Carl began expanding his crew and business and they stayed busy all summer. In the fall they were trying to figure out what to do for winter, “usually you plow driveways and move snow all winter.” So, he and Marshall printed flyers and went door to door to build their snow removal accounts. They signed up 15 homes in Buckhorn just before a big September storm. Marshall decided to move back to Florida, and with his brother gone, Carl became a one-man-show with 40 accounts. Since then, his business has grown steadily. “We’re always full with plenty of work,” he says. Today, Momentum Landscapes handles 130 snow removal accounts and Carl manages a crew of four or five. In 2023, he bought his first house, up in Irwin. “It’s the whole lifestyle,” he smiles about living practically off-grid. “It’s rugged, and I like the adventure that comes with it every day.”

Carl’s life now revolves around work, the mountains and his daughter. “On days I have Rowan, I take her to school in Gunnison. We leave the cabin on snowmobile at 7:23 a.m., get to the trailhead by 7:42 and that gets us to school by 8:25 a.m. with no variables.” Rowan loves her bragging rights, telling friends that she snowmobiles halfway to school and Carl lets her drive part of the way. “It’s such a pretty commute. You get that sunrise, that glow on Anthracite, it makes it all worth it.” 

For Carl, his life balance comes from travel and the ocean. “Surfing is something I still hold onto,” he says. “Every off-season I go on a surf trip for my sanity. I go to Costa Rica, Nicaragua and Baja.” He found a place he can leave his truck and camper and then he can fly back to CB and pick up where he left off. In April, he’ll fly down, pick up his truck and drive it back to CB. 

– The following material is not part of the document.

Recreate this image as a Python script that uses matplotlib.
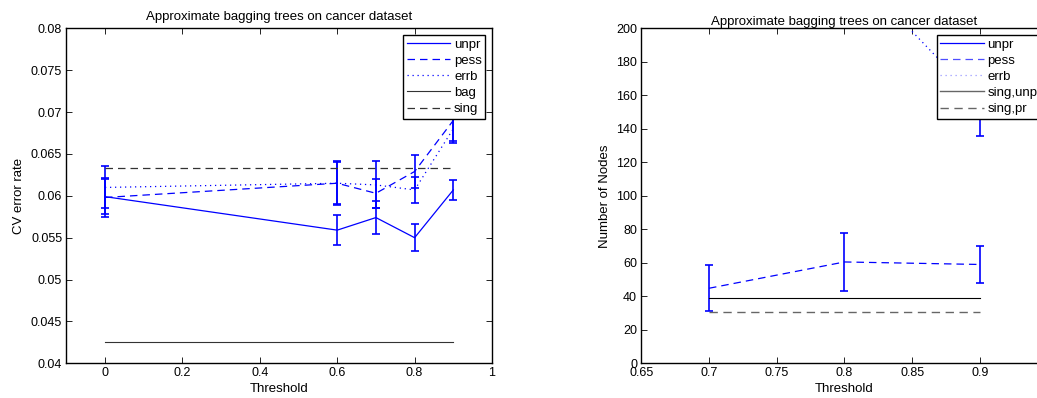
import matplotlib
matplotlib.use("Agg")
import matplotlib.pyplot as plt
from matplotlib.ticker import FuncFormatter
from matplotlib.lines import Line2D

plt.rcParams['font.family'] = ['Liberation Sans', 'DejaVu Sans']

# ---- data: CV error rate ----
thr_err = [0, 0.6, 0.7, 0.8, 0.9]
unpr_err = [0.0599, 0.0559, 0.0574, 0.0550, 0.0607]
unpr_err_e = [0.0021, 0.0018, 0.0020, 0.0016, 0.0012]
pess_err = [0.0598, 0.0615, 0.0603, 0.0629, 0.0690]
pess_err_e = [0.0023, 0.0025, 0.0017, 0.0020, 0.0025]
errb_err = [0.0610, 0.0615, 0.0613, 0.0607, 0.0680]
errb_err_e = [0.0025, 0.0026, 0.0028, 0.0015, 0.0017]
bag_err = 0.0425
sing_err = 0.0633

# ---- data: number of nodes ----
thr_n = [0.7, 0.8, 0.9]
unpr_n = [330, 320, 300]
unpr_n_e = [25, 25, 25]
pess_n = [44.8, 60.5, 59.0]
pess_n_e = [13.6, 17.5, 10.8]
errb_n = [300, 240, 156]
errb_n_e = [25, 25, 20]
sing_unpr_n = 38.8
sing_pr_n = 30.8

title = "Approximate bagging trees on cancer dataset"
FS = 9.5
TFS = 9.0

fig = plt.figure(figsize=(10.37, 3.98), dpi=100)
W, H = 1037.0, 398.0

def axes_px(x0, x1, y0, y1):
    return fig.add_axes([x0 / W, 1 - y1 / H, (x1 - x0) / W, (y1 - y0) / H])

def style(ax):
    ax.tick_params(direction='in', top=True, right=True, length=4, width=0.6,
                   labelsize=TFS, pad=3)
    for s in ax.spines.values():
        s.set_linewidth(1.0)

fmt = FuncFormatter(lambda v, p: '%g' % round(v, 4))
blue = (0, 0, 1)
DASH = (0, (6, 4))
DOT = (0, (1, 3))
eb_kw = dict(capsize=3.0, elinewidth=1.2, capthick=1.2, ecolor=blue)

def make_legend(ax, labels, styles, anchor):
    handles = [Line2D([], [], color=c, ls=ls, lw=lw) for (c, ls, lw) in styles]
    leg = ax.legend(handles, labels, loc='upper left', bbox_to_anchor=anchor, fontsize=FS,
                    frameon=True, fancybox=False, edgecolor='k', framealpha=1,
                    handlelength=3.3, handletextpad=0.3, labelspacing=0.3,
                    borderpad=0.25, borderaxespad=0)
    leg.get_frame().set_linewidth(1.0)
    return leg

# ---------- left ----------
ax1 = axes_px(66.3, 492.0, 28.3, 363.3)
ax1.errorbar(thr_err, unpr_err, yerr=unpr_err_e, color=blue, ls='-', lw=0.9, **eb_kw)
ax1.errorbar(thr_err, pess_err, yerr=pess_err_e, color=blue, ls=DASH, lw=0.9, **eb_kw)
ax1.errorbar(thr_err, errb_err, yerr=errb_err_e, color=blue, ls=DOT, lw=0.9, **eb_kw)
ax1.plot([thr_err[0], thr_err[-1]], [bag_err, bag_err], color='0.2', lw=0.8)
ax1.plot([thr_err[0], thr_err[-1]], [sing_err, sing_err], color='0.2', lw=0.9, ls=DASH)
ax1.set_xlim(-0.1, 1.0)
ax1.set_ylim(0.04, 0.08)
ax1.set_xticks([0, 0.2, 0.4, 0.6, 0.8, 1.0])
ax1.set_yticks([0.04 + 0.005 * i for i in range(9)])
ax1.xaxis.set_major_formatter(fmt)
ax1.yaxis.set_major_formatter(fmt)
ax1.set_title(title, fontsize=FS, pad=6)
ax1.set_xlabel('Threshold', fontsize=FS)
ax1.xaxis.set_label_coords(0.5, -0.058)
ax1.set_ylabel('CV error rate', fontsize=FS, labelpad=4)
style(ax1)
make_legend(ax1, ['unpr', 'pess', 'errb', 'bag', 'sing'],
            [(blue, '-', 0.9), (blue, DASH, 0.9), (blue, DOT, 0.9),
             ('0.2', '-', 0.8), ('0.2', DASH, 0.9)],
            (0.7916, 0.980))

# ---------- right ----------
ax2 = axes_px(641.25, 1067.0, 28.3, 363.3)
ax2.errorbar(thr_n, unpr_n, yerr=unpr_n_e, color=blue, ls='-', lw=0.9, **eb_kw)
ax2.errorbar(thr_n, pess_n, yerr=pess_n_e, color=blue, ls=DASH, lw=0.9, **eb_kw)
ax2.errorbar(thr_n, errb_n, yerr=errb_n_e, color=blue, ls=DOT, lw=0.9, **eb_kw)
ax2.plot([thr_n[0], thr_n[-1]], [sing_unpr_n, sing_unpr_n], color='k', lw=0.8)
ax2.plot([thr_n[0], thr_n[-1]], [sing_pr_n, sing_pr_n], color='0.4', lw=1.0, ls=DASH)
ax2.set_xlim(0.65, 0.65 + (1067.0 - 641.25) / 67.75 * 0.05)
ax2.set_ylim(0, 200)
ax2.set_xticks([0.65, 0.7, 0.75, 0.8, 0.85, 0.9])
ax2.set_yticks(list(range(0, 201, 20)))
ax2.xaxis.set_major_formatter(fmt)
ax2.set_xlabel('Threshold', fontsize=FS)
ax2.xaxis.set_label_coords((844.0 - 641.25) / (1067.0 - 641.25), -0.058)
ax2.set_ylabel('Number of Nodes', fontsize=FS, labelpad=4)
ax2.text(0.8, 1.0, title, transform=ax2.get_xaxis_transform(), ha='center', va='bottom',
         fontsize=FS)
style(ax2)
make_legend(ax2, ['unpr', 'pess', 'errb', 'sing,unpr', 'sing,pr'],
            [(blue, '-', 0.9), ((0.3, 0.3, 1), DASH, 0.9), ((0.6, 0.6, 1), DOT, 0.9),
             ('0.4', '-', 1.0), ('0.4', DASH, 1.0)],
            (0.694, 0.980))

fig.savefig('out.png', dpi=100)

“This is actually the first year I’ve been able to pull this off and it’s all because I have an awesome crew working with me,” although he emphasizes that he’s definitely not MIA with the business. Carl reflects on his journey to and from sand to snow, “It’s all perspective,” he says. “Coming from South Florida, I appreciate Crested Butte. It’s amazing. I’m fortunate to be able to raise my daughter here. It never gets old, the landscapes, the viewscape, my friends here. My perspective is that it feels like another planet in the valley in general, culturally and topographically. You can’t beat the lifestyle here that’s for sure.”